- _Stated goal_:
Every line containing the word "this" needs to be found and copied.

─── Provided entries ───

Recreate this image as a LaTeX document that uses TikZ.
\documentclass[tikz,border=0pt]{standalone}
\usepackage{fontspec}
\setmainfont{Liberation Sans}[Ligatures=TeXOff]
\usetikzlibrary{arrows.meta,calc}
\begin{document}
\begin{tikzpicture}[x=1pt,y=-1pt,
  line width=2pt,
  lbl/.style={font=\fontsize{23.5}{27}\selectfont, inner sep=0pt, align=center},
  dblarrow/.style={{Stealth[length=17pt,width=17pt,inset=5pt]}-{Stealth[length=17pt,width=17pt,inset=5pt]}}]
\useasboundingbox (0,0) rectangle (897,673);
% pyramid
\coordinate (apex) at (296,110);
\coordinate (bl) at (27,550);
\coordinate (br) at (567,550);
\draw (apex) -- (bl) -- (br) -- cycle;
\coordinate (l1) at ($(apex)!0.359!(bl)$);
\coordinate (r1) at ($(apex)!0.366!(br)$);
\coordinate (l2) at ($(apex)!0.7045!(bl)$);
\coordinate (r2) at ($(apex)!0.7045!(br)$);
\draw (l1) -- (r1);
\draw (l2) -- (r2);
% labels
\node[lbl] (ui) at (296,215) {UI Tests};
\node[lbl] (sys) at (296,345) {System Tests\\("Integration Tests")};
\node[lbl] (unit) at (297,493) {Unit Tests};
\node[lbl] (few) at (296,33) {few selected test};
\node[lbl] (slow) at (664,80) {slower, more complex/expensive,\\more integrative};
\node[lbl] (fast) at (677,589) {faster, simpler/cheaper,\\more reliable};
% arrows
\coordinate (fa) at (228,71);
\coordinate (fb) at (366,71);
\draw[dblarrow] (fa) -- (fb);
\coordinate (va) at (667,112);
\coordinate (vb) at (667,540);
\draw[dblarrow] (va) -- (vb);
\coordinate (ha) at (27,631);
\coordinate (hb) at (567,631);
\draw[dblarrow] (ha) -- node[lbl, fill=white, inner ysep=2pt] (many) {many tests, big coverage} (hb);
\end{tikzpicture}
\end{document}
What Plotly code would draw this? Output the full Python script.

───

- _Answer_:
Recreate this image as a LaTeX document that uses TikZ.
What Plotly code would draw this? Output the full Python script.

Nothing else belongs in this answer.